Problem:
Retype the data exactly, from its first line to the line containing "const smallSize=[14.06,12.5,11.9,12.4,14.5,16.6,18.96];", including both, and skip any picture.

Items from a dataset

○ ○ ○ ○ ○ ○ ○

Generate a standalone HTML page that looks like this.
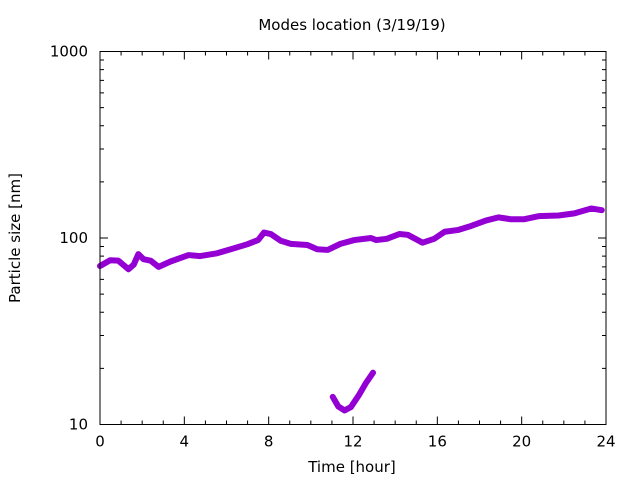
<!DOCTYPE html>
<html><head><meta charset="utf-8"><style>
html,body{margin:0;padding:0;background:#fff;}
svg text{font-family:"DejaVu Sans","Liberation Sans",sans-serif;font-size:15px;fill:#000;}
</style></head><body>
<svg id="chart" width="640" height="480" xmlns="http://www.w3.org/2000/svg">
<rect width="640" height="480" fill="#fff"/>
<text x="352" y="30" text-anchor="middle">Modes location (3/19/19)</text>
<text x="352" y="472" text-anchor="middle">Time [hour]</text>
<text transform="translate(20,238) rotate(-90)" text-anchor="middle">Particle size [nm]</text>
<g id="axes"></g>
<g id="series"></g>
<rect x="100" y="51.5" width="506" height="373" fill="none" stroke="#000" stroke-width="1"/>
</svg>
<script>
const xTicks=[0,4,8,12,16,20,24];
const yTicks=[10,100,1000];
const mainHours=[0,0.48,0.87,1.35,1.6,1.82,2.06,2.4,2.78,3.33,4.2,4.75,5.55,6.2,6.98,7.5,7.78,8.1,8.57,9.05,9.84,10.3,10.8,11.4,12.06,12.85,13.1,13.6,14.2,14.6,15.3,15.85,16.35,17,17.6,18.3,18.9,19.5,20.1,20.8,21.75,22.5,23.3,23.8];
const mainSize=[70.8,76,75.6,68,72,82,77,75.6,70,74.7,81,80,82.8,87,92.5,97.5,107,105,96.7,93,91.7,87,86.3,93,97.5,100,97.5,99,105,104,94.4,99,108,110.5,116,124,129,126,126,131,132,135.5,144,141];
const smallHours=[11.04,11.3,11.6,11.9,12.3,12.6,12.95];
const smallSize=[14.06,12.5,11.9,12.4,14.5,16.6,18.96];

const X0=100,X1=606,Y0=424.5,Y1=51.5;
const xs=h=>X0+(h/24)*(X1-X0);
const ys=v=>Y0-(Math.log10(v)-1)/2*(Y0-Y1);
const NS="http://www.w3.org/2000/svg";
const axes=document.getElementById('axes');
function mk(tag,attrs,parent){const e=document.createElementNS(NS,tag);for(const k in attrs)e.setAttribute(k,attrs[k]);parent.appendChild(e);return e;}
// x minor ticks every hour
for(let h=0;h<=24;h++){
  const len=(h%4===0)?8:4;
  const t=mk('path',{d:`M${xs(h)},${Y0}v${-len}M${xs(h)},${Y1}v${len}`,stroke:'#000','stroke-width':1},axes);
  
  
}
xTicks.forEach(h=>{
  const t=mk('text',{x:xs(h),y:Y0+22,'text-anchor':'middle'},axes);t.textContent=h;
  
  
});
for(let d=1;d<=2;d++){for(let m=1;m<=9;m++){
  const v=Math.pow(10,d)*m; const len=m===1?8:4;
  const t=mk('path',{d:`M${X0},${ys(v)}h${len}M${X1},${ys(v)}h${-len}`,stroke:'#000','stroke-width':1},axes);
  
  
}}
yTicks.forEach(v=>{
  const t=mk('text',{x:X0-12,y:ys(v)+5,'text-anchor':'end'},axes);t.textContent=v;
  
  
});
const ser=document.getElementById('series');
function line(hs,vs,name){
  const p=mk('polyline',{points:hs.map((h,i)=>xs(h)+','+ys(vs[i])).join(' '),fill:'none',stroke:'#9400d3','stroke-width':6,'stroke-linejoin':'round','stroke-linecap':'round'},ser);
  
  
}
line(mainHours,mainSize,'main-mode-series');
line(smallHours,smallSize,'small-mode-series');
</script>
</body></html>
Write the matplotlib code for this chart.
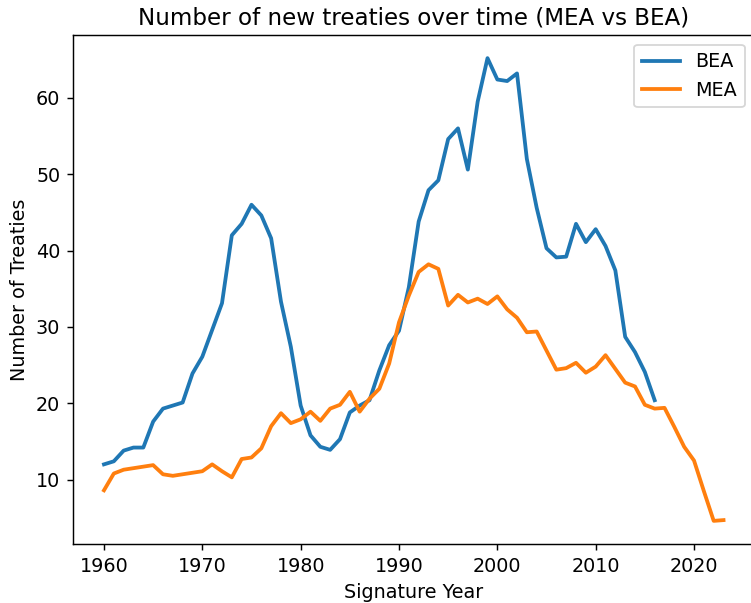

○ ○ ○ ○ ○ ○ ○

Solution to the exercise:
Generate a standalone HTML page that looks like this.
<!DOCTYPE html>
<html><head><meta charset="utf-8"><style>
html,body{margin:0;padding:0;background:#fff;}
svg text{font-family:"DejaVu Sans","Liberation Sans",sans-serif;font-size:15px;fill:#000;}
</style></head><body>
<svg id="chart" width="640" height="480" xmlns="http://www.w3.org/2000/svg">
<rect width="640" height="480" fill="#fff"/>
<text x="352" y="30" text-anchor="middle">Modes location (3/19/19)</text>
<text x="352" y="472" text-anchor="middle">Time [hour]</text>
<text transform="translate(20,238) rotate(-90)" text-anchor="middle">Particle size [nm]</text>
<g id="axes"></g>
<g id="series"></g>
<rect x="100" y="51.5" width="506" height="373" fill="none" stroke="#000" stroke-width="1"/>
</svg>
<script>
const xTicks=[0,4,8,12,16,20,24];
const yTicks=[10,100,1000];
const mainHours=[0,0.48,0.87,1.35,1.6,1.82,2.06,2.4,2.78,3.33,4.2,4.75,5.55,6.2,6.98,7.5,7.78,8.1,8.57,9.05,9.84,10.3,10.8,11.4,12.06,12.85,13.1,13.6,14.2,14.6,15.3,15.85,16.35,17,17.6,18.3,18.9,19.5,20.1,20.8,21.75,22.5,23.3,23.8];
const mainSize=[70.8,76,75.6,68,72,82,77,75.6,70,74.7,81,80,82.8,87,92.5,97.5,107,105,96.7,93,91.7,87,86.3,93,97.5,100,97.5,99,105,104,94.4,99,108,110.5,116,124,129,126,126,131,132,135.5,144,141];
const smallHours=[11.04,11.3,11.6,11.9,12.3,12.6,12.95];
const smallSize=[14.06,12.5,11.9,12.4,14.5,16.6,18.96];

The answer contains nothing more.